## Work required
Only the lines from the top of the listing below to the line that has "Chart.register(...registerables);" should be echoed, with both ends kept and pictures left out.

## Collected material

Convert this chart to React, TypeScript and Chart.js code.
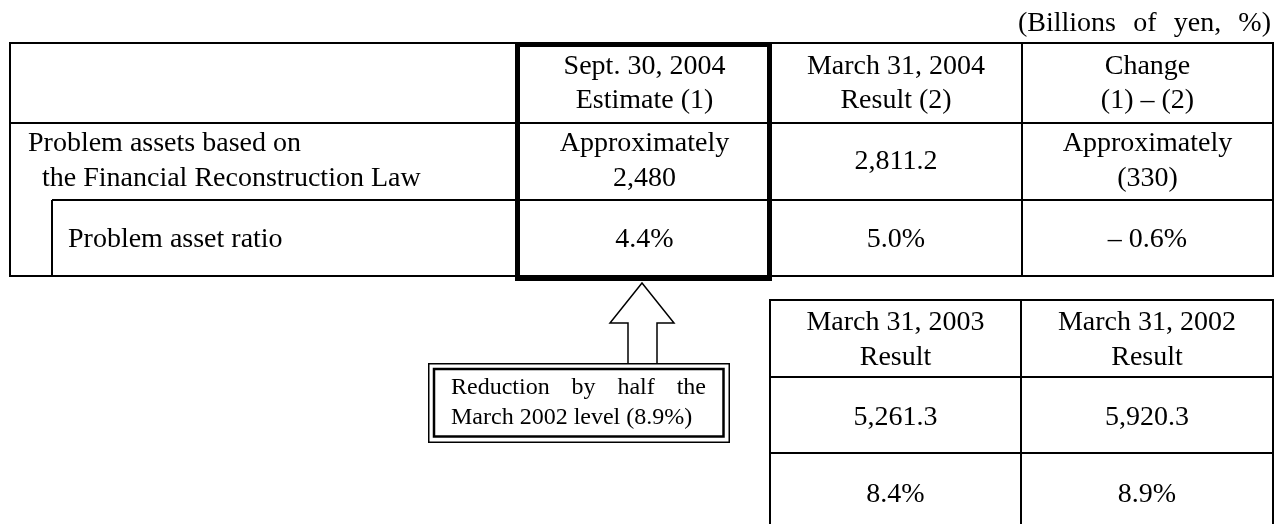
import React, { useEffect, useRef } from "react";
import { Chart, registerables } from "chart.js";

Chart.register(...registerables);

// ---------- data ----------
const unitWords = ["(Billions", "of", "yen,", "%)"];
const columnHeaders = [
  ["Sept. 30, 2004", "Estimate (1)"],
  ["March 31, 2004", "Result (2)"],
  ["Change", "(1) – (2)"],
];
const assetLabel = ["Problem assets based on", "the Financial Reconstruction Law"];
const ratioLabel = "Problem asset ratio";
const assetValues = [["Approximately", "2,480"], ["2,811.2"], ["Approximately", "(330)"]];
const ratioValues = ["4.4%", "5.0%", "– 0.6%"];
const pastHeaders = [
  ["March 31, 2003", "Result"],
  ["March 31, 2002", "Result"],
];
const pastAssets = ["5,261.3", "5,920.3"];
const pastRatios = ["8.4%", "8.9%"];
const noteJustified = ["Reduction", "by", "half", "the"];
const noteLast = "March 2002 level (8.9%)";

const W = 1275;
const H = 524;
const FONT = '"Liberation Serif", "Times New Roman", serif';

const tablePlugin = {
  id: "tablePlugin",
  afterDraw(chart: any) {
    const ctx: CanvasRenderingContext2D = chart.ctx;
    const sx = chart.scales.x;
    const sy = chart.scales.y;
    const X = (v: number) => sx.getPixelForValue(v);
    const Y = (v: number) => sy.getPixelForValue(v);

    ctx.save();
    ctx.fillStyle = "#ffffff";
    ctx.fillRect(0, 0, W, H);
    ctx.strokeStyle = "#000";
    ctx.fillStyle = "#000";
    ctx.lineCap = "butt";

    const line = (x1: number, y1: number, x2: number, y2: number, lw = 2) => {
      ctx.lineWidth = lw;
      ctx.beginPath();
      ctx.moveTo(X(x1), Y(y1));
      ctx.lineTo(X(x2), Y(y2));
      ctx.stroke();
    };
    const text = (s: string, x: number, y: number, size: number, align: CanvasTextAlign = "center") => {
      ctx.font = `${size}px ${FONT}`;
      ctx.textAlign = align;
      ctx.textBaseline = "middle";
      ctx.fillText(s, X(x), Y(y));
    };
    const justify = (words: string[], x1: number, x2: number, y: number, size: number) => {
      ctx.font = `${size}px ${FONT}`;
      ctx.textAlign = "left";
      ctx.textBaseline = "middle";
      const widths = words.map((w) => ctx.measureText(w).width);
      const total = widths.reduce((a, b) => a + b, 0);
      const gap = (X(x2) - X(x1) - total) / (words.length - 1);
      let cx = X(x1);
      words.forEach((w, i) => {
        ctx.fillText(w, cx, Y(y));
        cx += widths[i] + gap;
      });
    };

    const FS = 28;
    // unit label
    justify(unitWords, 1018, 1271, 24, FS);

    // ---- main table ----
    const L = 10, C1 = 517, C2 = 770, C3 = 1022, R = 1273;
    const T = 43, HR = 123, R2 = 200, B = 276;
    line(L, T, R, T);
    line(L, HR, R, HR);
    line(52, R2, R, R2);
    line(L, B, R, B);
    line(L, T - 1, L, B + 1);
    line(R, T - 1, R, B + 1);
    line(52, R2, 52, B);
    line(C2, T, C2, B);
    line(C3, T, C3, B);

    const centers = [(C1 + C2) / 2 + 1, (C2 + C3) / 2, (C3 + R) / 2];
    columnHeaders.forEach((lines, i) => {
      text(lines[0], centers[i], 67, FS);
      text(lines[1], centers[i], 101, FS);
    });
    assetValues.forEach((lines, i) => {
      if (lines.length === 2) {
        text(lines[0], centers[i], 144, FS);
        text(lines[1], centers[i], 179, FS);
      } else {
        text(lines[0], centers[i], 162, FS);
      }
    });
    ratioValues.forEach((v, i) => text(v, centers[i], 240, FS));
    text(assetLabel[0], 28, 144, FS, "left");
    text(assetLabel[1], 42, 179, FS, "left");
    text(ratioLabel, 68, 240, FS, "left");

    // thick highlight box
    ctx.lineWidth = 5;
    ctx.strokeRect(X(517.5), Y(44.5), X(769.5) - X(517.5), Y(278.5) - Y(44.5));

    // ---- arrow ----
    ctx.lineWidth = 1.5;
    ctx.fillStyle = "#fff";
    ctx.beginPath();
    ctx.moveTo(X(642), Y(283));
    ctx.lineTo(X(674), Y(323));
    ctx.lineTo(X(657), Y(323));
    ctx.lineTo(X(657), Y(366));
    ctx.lineTo(X(628), Y(366));
    ctx.lineTo(X(628), Y(323));
    ctx.lineTo(X(610), Y(323));
    ctx.closePath();
    ctx.fill();
    ctx.stroke();

    // ---- note box ----
    ctx.fillStyle = "#fff";
    ctx.fillRect(X(428), Y(363), X(730) - X(428), Y(443) - Y(363));
    ctx.lineWidth = 1.5;
    ctx.strokeRect(X(428.75), Y(363.75), X(729.25) - X(428.75), Y(442.25) - Y(363.75));
    ctx.lineWidth = 2.5;
    ctx.strokeRect(X(434), Y(369), X(723.5) - X(434), Y(436.5) - Y(369));
    ctx.fillStyle = "#000";
    justify(noteJustified, 451, 706, 388, 24);
    text(noteLast, 451, 418, 24, "left");

    // ---- past results table ----
    const PL = 770, PM = 1021, PR = 1273;
    const PT = 300, P1 = 377, P2 = 453;
    line(PL, PT, PR, PT);
    line(PL, P1, PR, P1);
    line(PL, P2, PR, P2);
    line(PL, PT - 1, PL, H);
    line(PM, PT, PM, H);
    line(PR, PT - 1, PR, H);
    const pc = [(PL + PM) / 2, (PM + PR) / 2];
    pastHeaders.forEach((lines, i) => {
      text(lines[0], pc[i], 323, FS);
      text(lines[1], pc[i], 358, FS);
    });
    pastAssets.forEach((v, i) => text(v, pc[i], 418, FS));
    pastRatios.forEach((v, i) => text(v, pc[i], 495, FS));

    ctx.restore();
  },
};

export default function App() {
  const ref = useRef<HTMLCanvasElement | null>(null);
  useEffect(() => {
    if (!ref.current) return;
    const chart = new Chart(ref.current, {
      type: "scatter",
      data: { datasets: [{ data: [], pointRadius: 0 }] },
      options: {
        animation: false,
        responsive: false,
        devicePixelRatio: 1,
        layout: { padding: 0 },
        plugins: { legend: { display: false }, tooltip: { enabled: false }, title: { display: false } },
        scales: {
          x: { type: "linear", min: 0, max: W, display: false },
          y: { type: "linear", min: 0, max: H, reverse: true, display: false },
        },
      },
      plugins: [tablePlugin],
    });
    return () => chart.destroy();
  }, []);
  return (
    <div style={{ position: "absolute", left: 0, top: 0, width: W, height: H, background: "#fff" }}>
      <canvas ref={ref} width={W} height={H} style={{ width: W, height: H, display: "block" }} />
    </div>
  );
}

## Task result
Convert this chart to React, TypeScript and Chart.js code.
import React, { useEffect, useRef } from "react";
import { Chart, registerables } from "chart.js";

Chart.register(...registerables);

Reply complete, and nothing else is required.